I've written impassioned views on wanting all of mankind to see the suffering of factory farmed animals and rise up in arms about it, but what I'm seeing so clearly now is how much it harms me personally to be complicit in the factory farming system. The only time my passion wavers is when I crave a specific food item and choose to ignore my morals in order to satiate my craving. Every time I do that I am indulging in my senses rather than in my morals and it chips away at something in my soul.
When I consume factory-raised farm animals I purposefully ignore their suffering and it makes it that much easier to ignore, justify, or turn away from any kind of suffering in the world. I don't want my soul to become calloused in that way. The life of a chicken may seem insignificant in the face of all the human suffering that is in the world, but if my heart is calloused rather than tender than I cannot respond appropriately when I see human suffering.

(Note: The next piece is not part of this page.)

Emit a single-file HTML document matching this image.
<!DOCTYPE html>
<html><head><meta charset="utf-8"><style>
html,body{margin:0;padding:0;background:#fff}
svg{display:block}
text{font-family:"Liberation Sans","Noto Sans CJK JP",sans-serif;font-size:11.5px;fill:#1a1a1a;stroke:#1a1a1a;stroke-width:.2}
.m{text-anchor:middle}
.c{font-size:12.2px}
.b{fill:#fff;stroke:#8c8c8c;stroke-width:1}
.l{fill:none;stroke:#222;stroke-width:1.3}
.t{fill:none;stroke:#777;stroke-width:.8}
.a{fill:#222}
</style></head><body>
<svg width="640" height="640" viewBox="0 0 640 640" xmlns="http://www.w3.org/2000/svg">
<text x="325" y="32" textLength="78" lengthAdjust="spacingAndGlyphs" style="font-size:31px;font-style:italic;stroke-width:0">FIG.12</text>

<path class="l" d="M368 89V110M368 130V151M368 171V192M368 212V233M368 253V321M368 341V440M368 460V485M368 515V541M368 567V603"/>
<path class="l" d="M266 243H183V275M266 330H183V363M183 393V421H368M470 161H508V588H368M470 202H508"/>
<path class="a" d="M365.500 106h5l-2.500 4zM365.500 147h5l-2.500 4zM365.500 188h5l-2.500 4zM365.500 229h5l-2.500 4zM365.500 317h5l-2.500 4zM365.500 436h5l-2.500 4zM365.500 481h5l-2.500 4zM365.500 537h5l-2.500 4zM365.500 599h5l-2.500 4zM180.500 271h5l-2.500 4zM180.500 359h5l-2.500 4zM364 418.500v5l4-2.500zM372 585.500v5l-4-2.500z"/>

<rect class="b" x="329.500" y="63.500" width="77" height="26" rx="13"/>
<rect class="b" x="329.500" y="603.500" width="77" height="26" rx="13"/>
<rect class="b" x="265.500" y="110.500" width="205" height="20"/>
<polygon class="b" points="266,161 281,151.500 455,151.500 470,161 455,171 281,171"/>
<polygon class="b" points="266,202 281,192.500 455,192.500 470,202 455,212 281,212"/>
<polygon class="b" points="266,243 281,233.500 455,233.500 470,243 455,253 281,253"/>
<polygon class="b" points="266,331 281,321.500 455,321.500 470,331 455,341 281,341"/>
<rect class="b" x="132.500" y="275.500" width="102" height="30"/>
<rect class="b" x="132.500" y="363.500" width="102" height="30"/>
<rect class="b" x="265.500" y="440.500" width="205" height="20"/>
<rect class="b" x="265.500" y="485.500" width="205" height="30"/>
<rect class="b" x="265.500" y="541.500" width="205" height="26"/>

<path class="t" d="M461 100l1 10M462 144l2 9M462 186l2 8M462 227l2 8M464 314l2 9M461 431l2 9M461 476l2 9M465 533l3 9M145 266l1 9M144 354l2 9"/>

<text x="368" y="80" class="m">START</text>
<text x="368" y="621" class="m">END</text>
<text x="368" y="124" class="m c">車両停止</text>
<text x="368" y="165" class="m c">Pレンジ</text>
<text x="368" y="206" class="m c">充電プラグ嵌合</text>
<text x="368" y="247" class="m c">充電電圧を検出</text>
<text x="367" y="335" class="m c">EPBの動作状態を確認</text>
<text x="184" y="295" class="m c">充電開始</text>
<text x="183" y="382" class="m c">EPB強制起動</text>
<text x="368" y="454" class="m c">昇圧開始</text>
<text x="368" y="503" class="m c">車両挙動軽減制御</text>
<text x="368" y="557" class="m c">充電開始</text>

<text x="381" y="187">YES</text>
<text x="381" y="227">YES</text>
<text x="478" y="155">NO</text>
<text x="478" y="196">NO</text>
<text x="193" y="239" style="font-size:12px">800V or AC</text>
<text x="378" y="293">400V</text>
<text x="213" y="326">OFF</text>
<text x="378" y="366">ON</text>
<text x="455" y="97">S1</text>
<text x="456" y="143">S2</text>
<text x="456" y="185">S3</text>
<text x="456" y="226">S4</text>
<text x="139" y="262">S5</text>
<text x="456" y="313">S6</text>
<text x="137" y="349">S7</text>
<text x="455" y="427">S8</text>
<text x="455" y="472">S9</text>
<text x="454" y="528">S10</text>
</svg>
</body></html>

It is said that sociopathic individuals first show their lack of empathy through cruelty towards animals, which often later progresses into harming humans. Engaging in cruelty, whether explicit or complicit, has its consequences on the heart and soul.
As I wrestle with the issue of us slaughtering our livestock and what that means to me emotionally and morally, I see that my grief over the loss of a hen is both healthy and morally necessary, a vital reminder of the importance of each life. It will never be easy to slaughter an animal we have cared for and I believe that is how it should be. Life, whether human or animal, is not meant to be meaningless. Life is precious no matter what creature it inhabits. It is a force to be honored and respected.

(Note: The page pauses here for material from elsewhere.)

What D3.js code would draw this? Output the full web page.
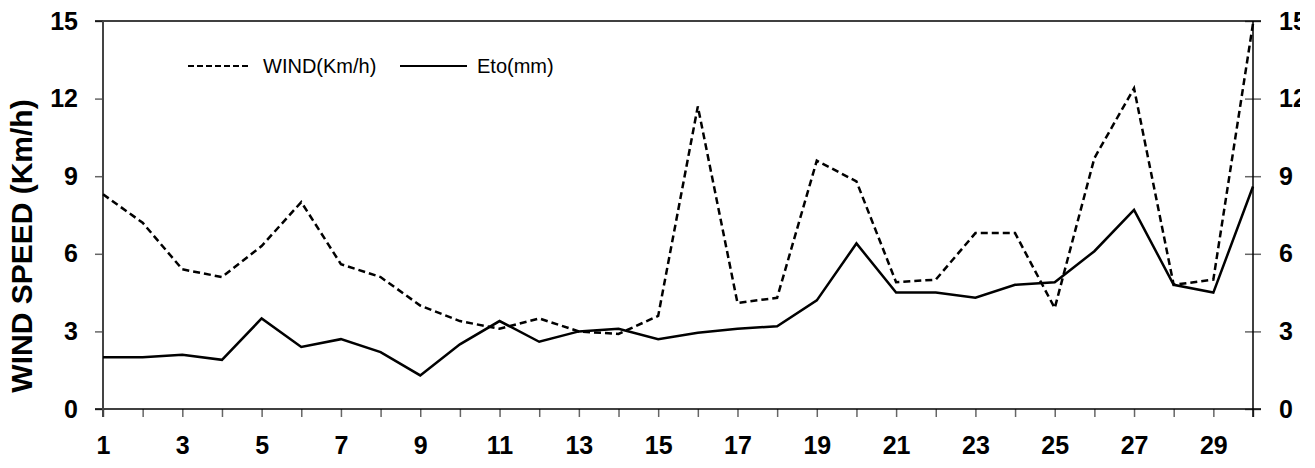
<!DOCTYPE html>
<html>
<head>
<meta charset="utf-8">
<script src="https://cdnjs.cloudflare.com/ajax/libs/d3/7.8.5/d3.min.js"></script>
<style>
  body { margin: 0; background: #fff; }
  svg { display: block; font-family: Arial, "Liberation Sans", sans-serif; }
</style>
</head>
<body>
<svg id="chart" width="1315" height="468"></svg>
<script>
// day of month
var days = d3.range(1, 31);

// wind speed, Km/h (dashed)
var wind = [8.3, 7.2, 5.4, 5.1, 6.3, 8.0, 5.6, 5.1, 4.0, 3.4,
            3.1, 3.5, 3.0, 2.9, 3.6, 11.7, 4.1, 4.3, 9.6, 8.8,
            4.9, 5.0, 6.8, 6.8, 3.9, 9.7, 12.4, 4.8, 5.0, 14.9];

// reference evapotranspiration, mm (solid)
var eto = [2.0, 2.0, 2.1, 1.9, 3.5, 2.4, 2.7, 2.2, 1.3, 2.5,
           3.4, 2.6, 3.0, 3.1, 2.7, 2.95, 3.1, 3.2, 4.2, 6.4,
           4.5, 4.5, 4.3, 4.8, 4.9, 6.1, 7.7, 4.8, 4.5, 8.6];

var yTicks = [0, 3, 6, 9, 12, 15];
var seriesNames = ["WIND(Km/h)", "Eto(mm)"];

var svg = d3.select('#chart');

var x = d3.scaleLinear().domain([1, 30]).range([103, 1253]);
var y = d3.scaleLinear().domain([0, 15]).range([409, 21]);

// clip for the right labels, the original image cuts them off
svg.append('defs').append('clipPath').attr('id', 'clipR')
  .append('rect').attr('x', 0).attr('y', 0).attr('width', 1300).attr('height', 468);

// left axis
var gLeft = svg.append('g')
  .attr('transform', 'translate(' + x(1) + ',0)')
  .call(d3.axisLeft(y).tickValues(yTicks).tickSize(8).tickSizeOuter(0).tickPadding(17));

// right axis
var gRight = svg.append('g')
  .attr('clip-path', 'url(#clipR)')
  .append('g')
  .attr('transform', 'translate(' + x(30) + ',0)')
  .call(d3.axisRight(y).tickValues(yTicks).tickSize(8).tickSizeOuter(0).tickPadding(18));
gRight.selectAll('.tick line').attr('x1', -8);

// bottom axis
var gBottom = svg.append('g')
  .attr('transform', 'translate(0,' + y(0) + ')')
  .call(d3.axisBottom(x).tickValues(days).tickSize(8).tickSizeOuter(0).tickPadding(19)
    .tickFormat(function(d) { return d % 2 ? d : ''; }));

[gLeft, gRight, gBottom].forEach(function(g) {
  g.select('.domain').remove();
  g.selectAll('.tick line').attr('stroke', '#666').attr('stroke-width', 1.5);
  g.selectAll('.tick text')
    .attr('fill', '#000')
    .style('font-size', '25px')
    .style('font-weight', 'bold')
    .style('font-family', 'Arial, "Liberation Sans", sans-serif');
});

// frame
var x0 = x(1) - 8, x1 = x(30) + 8;
svg.append('line').attr('x1', x0).attr('x2', x1).attr('y1', y(15)).attr('y2', y(15))
  .attr('stroke', '#000').attr('stroke-width', 1.5);
svg.append('line').attr('x1', x0).attr('x2', x1).attr('y1', y(0)).attr('y2', y(0))
  .attr('stroke', '#000').attr('stroke-width', 1.5);
svg.append('line').attr('x1', x(1)).attr('x2', x(1)).attr('y1', y(15)).attr('y2', y(0) + 8)
  .attr('stroke', '#444').attr('stroke-width', 2);
svg.append('line').attr('x1', x(30)).attr('x2', x(30)).attr('y1', y(15)).attr('y2', y(0) + 8)
  .attr('stroke', '#000').attr('stroke-width', 1.5);

// lines
var line = d3.line()
  .x(function(d, i) { return x(days[i]); })
  .y(function(d) { return y(d); });

svg.append('path').datum(wind)
  .attr('d', line)
  .attr('fill', 'none')
  .attr('stroke', '#000')
  .attr('stroke-width', 2.5)
  .attr('stroke-dasharray', '7,4');

svg.append('path').datum(eto)
  .attr('d', line)
  .attr('fill', 'none')
  .attr('stroke', '#000')
  .attr('stroke-width', 2.5);

// y title
svg.append('text')
  .attr('transform', 'translate(32,246) rotate(-90)')
  .attr('text-anchor', 'middle')
  .style('font-size', '30px')
  .style('font-weight', 'bold')
  .text('WIND SPEED (Km/h)');

// legend
var legend = svg.append('g');
legend.append('line').attr('x1', 188).attr('x2', 250).attr('y1', 66).attr('y2', 66)
  .attr('stroke', '#000').attr('stroke-width', 2).attr('stroke-dasharray', '6,3');
legend.append('text').attr('x', 263).attr('y', 66).attr('dy', '0.35em')
  .style('font-size', '20px').text(seriesNames[0]);
legend.append('line').attr('x1', 400).attr('x2', 467).attr('y1', 66).attr('y2', 66)
  .attr('stroke', '#000').attr('stroke-width', 2);
legend.append('text').attr('x', 477).attr('y', 66).attr('dy', '0.35em')
  .style('font-size', '20px').text(seriesNames[1]);
</script>
</body>
</html>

Sometimes in this farm business I find myself wishing I could be more numb, to care less about my animals. Yet Jonathan Safran Foer writes, "You cannot protect yourself from sadness without protecting yourself from happiness." And it is true, the sadness of animal slaughter is tempered with a great sense of fulfillment and even joy. Caring for livestock is a wonderful privilege and one we take pride in.
Today as I mourn the death of a hen that I loved, I'm reminded of how I want to live and eat. I want to consume food with my emotions fully engaged and my brain active and aware. I want to be able to truly enjoy what I eat and that means eating knowledgeably rather than in chosen ignorance. I've found there is something different about eating food that is produced here on our farm. All my emotions and senses are fully engaged when I eat a hearty meal of lamb chops from our own lambs, when I eat chicken and dumplings from our own chickens, when I eat mashed potatoes and sautéed green beans from our own garden. I feel a joy and pleasure that goes deeper than my tastebuds. I'm satiated both sensorily and soulfully. I can rejoice in the sweat and tears that has gone into the meal.
I want my soul to be enriched when I eat, to be made larger rather than depleted by my culinary choices. I am grateful to Ruby for the life-force she has given for us and for the privilege of getting to care for her. I am grateful to be reminded that life is precious and meant to be honored and that I have the great privilege to do so every time I choose what I will eat.